Persian pontoon bridge (5th century BC)
King Darius as well as Xerxes built pontoon bridges across the Bosphorus for the Persian army.
raft bridge, Persian Empire, Bosphorus, Darius I, Xerxes, pontoon bridge, Europe, Asia Minor, galley, continent, Herodotus, war, Hellespont, Dardanelles, strait, military campaign, warfare, antiquity
A pontoon bridge, or floating bridge, is a bridge that floats on water using temporary structures rather than pillars. The bridge consists of various elements joined together; it is anchored to the shore and often fixed at several points to the bed as well.
If the pontoon bridge is made up of boats, it is called a bridge of boats. Pontoon bridges have been constructed since ancient times, especially in wartime. The Greek historian Herodotus also described these constructions in his Histories.
The best examples of pontoon bridges are those of Xerxes, which were built across the Hellespont during the Persian invasion of Greece.
The Hellespont, known today as the Dardanelles, is a strait connecting the Aegean Sea to the Sea of Marmara in present-day Turkey. The strait is 61 kilometers (37.9 miles) long and 1,200 to 6,000 meters (3,937 to 19,690 feet) wide. It is the geographical divide between Europe and Asia.
According to various sources, in 480 BC, the Persian army lashed together 600 galleys with ropes and joists. Wooden planks were laid across the joists then covered with soil to create a bridge deck. The sides of the planks were covered with brushwood to make the crossing safer and easier for animals.

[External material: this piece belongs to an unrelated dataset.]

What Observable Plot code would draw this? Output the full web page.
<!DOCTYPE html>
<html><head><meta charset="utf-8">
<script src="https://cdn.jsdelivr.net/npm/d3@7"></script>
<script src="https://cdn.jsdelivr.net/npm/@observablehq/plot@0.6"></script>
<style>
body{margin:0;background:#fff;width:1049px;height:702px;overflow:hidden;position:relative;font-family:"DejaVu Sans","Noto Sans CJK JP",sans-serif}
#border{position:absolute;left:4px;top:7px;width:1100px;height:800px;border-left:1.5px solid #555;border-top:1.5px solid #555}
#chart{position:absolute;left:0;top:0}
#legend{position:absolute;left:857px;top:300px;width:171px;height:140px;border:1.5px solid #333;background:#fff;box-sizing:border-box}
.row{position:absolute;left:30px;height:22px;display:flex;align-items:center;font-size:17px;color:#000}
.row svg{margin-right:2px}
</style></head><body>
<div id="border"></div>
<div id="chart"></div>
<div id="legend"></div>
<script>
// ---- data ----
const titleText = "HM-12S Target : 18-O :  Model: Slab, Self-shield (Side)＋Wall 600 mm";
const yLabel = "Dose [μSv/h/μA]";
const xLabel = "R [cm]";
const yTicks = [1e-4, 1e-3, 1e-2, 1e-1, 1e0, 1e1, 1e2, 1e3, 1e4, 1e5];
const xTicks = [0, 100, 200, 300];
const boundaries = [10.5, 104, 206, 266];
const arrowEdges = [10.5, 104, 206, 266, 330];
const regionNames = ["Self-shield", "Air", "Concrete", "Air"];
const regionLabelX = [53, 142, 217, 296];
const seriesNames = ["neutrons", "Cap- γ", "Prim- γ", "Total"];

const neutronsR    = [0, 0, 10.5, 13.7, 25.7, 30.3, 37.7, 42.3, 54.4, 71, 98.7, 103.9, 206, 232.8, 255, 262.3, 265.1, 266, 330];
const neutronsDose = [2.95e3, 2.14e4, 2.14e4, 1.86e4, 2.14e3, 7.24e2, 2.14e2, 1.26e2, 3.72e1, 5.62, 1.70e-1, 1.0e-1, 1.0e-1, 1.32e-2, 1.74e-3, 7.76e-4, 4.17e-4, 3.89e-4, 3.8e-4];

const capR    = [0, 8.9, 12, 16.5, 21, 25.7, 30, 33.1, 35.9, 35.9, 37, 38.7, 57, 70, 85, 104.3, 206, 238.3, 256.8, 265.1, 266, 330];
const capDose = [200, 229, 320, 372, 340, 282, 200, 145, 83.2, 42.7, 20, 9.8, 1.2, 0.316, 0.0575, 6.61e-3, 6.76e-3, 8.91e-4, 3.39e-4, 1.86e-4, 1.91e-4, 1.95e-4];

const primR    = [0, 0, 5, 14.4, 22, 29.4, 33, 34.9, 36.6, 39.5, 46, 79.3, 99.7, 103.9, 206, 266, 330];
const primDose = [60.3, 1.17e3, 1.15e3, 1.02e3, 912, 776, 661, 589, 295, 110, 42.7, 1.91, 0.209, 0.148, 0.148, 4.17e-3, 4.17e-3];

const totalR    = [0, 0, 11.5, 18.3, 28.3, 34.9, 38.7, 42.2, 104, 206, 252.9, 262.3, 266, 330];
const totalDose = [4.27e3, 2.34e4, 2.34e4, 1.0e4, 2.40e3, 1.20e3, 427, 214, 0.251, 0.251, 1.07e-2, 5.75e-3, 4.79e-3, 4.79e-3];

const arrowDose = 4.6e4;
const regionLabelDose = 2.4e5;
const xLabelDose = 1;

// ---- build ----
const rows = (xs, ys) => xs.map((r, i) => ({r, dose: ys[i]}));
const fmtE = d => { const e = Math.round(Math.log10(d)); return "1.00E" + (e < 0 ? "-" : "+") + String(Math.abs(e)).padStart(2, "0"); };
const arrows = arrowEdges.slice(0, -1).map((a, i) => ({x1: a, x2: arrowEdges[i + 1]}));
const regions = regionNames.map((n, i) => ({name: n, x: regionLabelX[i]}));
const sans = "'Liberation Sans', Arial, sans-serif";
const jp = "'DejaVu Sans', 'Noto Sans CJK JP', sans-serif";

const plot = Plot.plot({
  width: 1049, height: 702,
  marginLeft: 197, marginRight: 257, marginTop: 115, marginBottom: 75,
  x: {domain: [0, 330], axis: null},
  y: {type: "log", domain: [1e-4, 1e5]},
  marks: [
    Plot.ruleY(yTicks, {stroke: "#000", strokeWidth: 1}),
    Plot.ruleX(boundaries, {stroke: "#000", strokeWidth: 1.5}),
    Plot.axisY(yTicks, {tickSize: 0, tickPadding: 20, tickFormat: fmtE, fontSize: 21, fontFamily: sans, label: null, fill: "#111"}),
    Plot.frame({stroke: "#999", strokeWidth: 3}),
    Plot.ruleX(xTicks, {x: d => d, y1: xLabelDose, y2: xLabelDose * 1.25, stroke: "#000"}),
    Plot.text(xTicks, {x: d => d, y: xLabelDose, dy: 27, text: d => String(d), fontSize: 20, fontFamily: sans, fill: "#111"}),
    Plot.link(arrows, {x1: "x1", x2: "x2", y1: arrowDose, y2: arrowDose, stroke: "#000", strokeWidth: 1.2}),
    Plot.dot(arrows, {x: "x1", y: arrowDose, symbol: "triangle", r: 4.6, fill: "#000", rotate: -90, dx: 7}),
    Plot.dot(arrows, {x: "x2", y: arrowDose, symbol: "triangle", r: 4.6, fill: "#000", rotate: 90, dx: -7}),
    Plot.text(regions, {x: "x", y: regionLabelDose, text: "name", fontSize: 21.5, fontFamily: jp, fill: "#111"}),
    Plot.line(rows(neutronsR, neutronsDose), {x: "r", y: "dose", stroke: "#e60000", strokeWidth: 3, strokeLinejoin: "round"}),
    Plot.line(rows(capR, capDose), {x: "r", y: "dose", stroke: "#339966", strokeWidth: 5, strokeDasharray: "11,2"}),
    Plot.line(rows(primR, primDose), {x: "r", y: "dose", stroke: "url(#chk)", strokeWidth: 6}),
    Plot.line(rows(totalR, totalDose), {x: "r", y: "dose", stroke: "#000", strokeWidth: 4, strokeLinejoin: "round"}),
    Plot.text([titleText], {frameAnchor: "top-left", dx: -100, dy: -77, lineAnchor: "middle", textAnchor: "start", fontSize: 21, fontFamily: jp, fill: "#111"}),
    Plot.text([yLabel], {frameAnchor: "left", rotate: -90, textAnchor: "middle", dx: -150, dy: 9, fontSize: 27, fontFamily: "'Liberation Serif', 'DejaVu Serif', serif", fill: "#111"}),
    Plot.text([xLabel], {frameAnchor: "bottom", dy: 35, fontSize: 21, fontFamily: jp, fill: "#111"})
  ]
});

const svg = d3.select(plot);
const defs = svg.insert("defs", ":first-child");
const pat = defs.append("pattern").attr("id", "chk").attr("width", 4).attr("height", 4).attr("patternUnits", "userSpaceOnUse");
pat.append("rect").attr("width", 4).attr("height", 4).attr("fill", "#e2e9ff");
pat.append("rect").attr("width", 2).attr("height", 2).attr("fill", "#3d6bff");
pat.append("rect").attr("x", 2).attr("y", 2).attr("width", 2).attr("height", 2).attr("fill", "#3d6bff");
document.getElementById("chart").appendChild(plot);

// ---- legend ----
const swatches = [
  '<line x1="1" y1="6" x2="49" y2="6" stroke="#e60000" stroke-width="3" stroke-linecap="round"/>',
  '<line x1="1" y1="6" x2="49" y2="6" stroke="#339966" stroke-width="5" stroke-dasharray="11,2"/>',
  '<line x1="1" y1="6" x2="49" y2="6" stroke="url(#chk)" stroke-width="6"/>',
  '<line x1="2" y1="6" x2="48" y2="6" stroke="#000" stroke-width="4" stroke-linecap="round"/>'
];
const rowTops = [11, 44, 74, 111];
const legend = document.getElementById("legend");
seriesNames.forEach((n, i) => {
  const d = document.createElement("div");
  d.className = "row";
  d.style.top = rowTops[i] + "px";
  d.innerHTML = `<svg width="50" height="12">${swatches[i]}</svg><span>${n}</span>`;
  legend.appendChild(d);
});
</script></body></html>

According to legend, Poseidon, the ‘God of the Sea,’ sent a storm that destroyed Xerxes’ first pontoon bridge. The enraged Xerxes ordered the sea to be whipped and had a second bridge constructed. After the second bridge was built, his army successfully crossed the Hellespont, but the campaign was eventually lost, as the Persian army could not conquer Greece.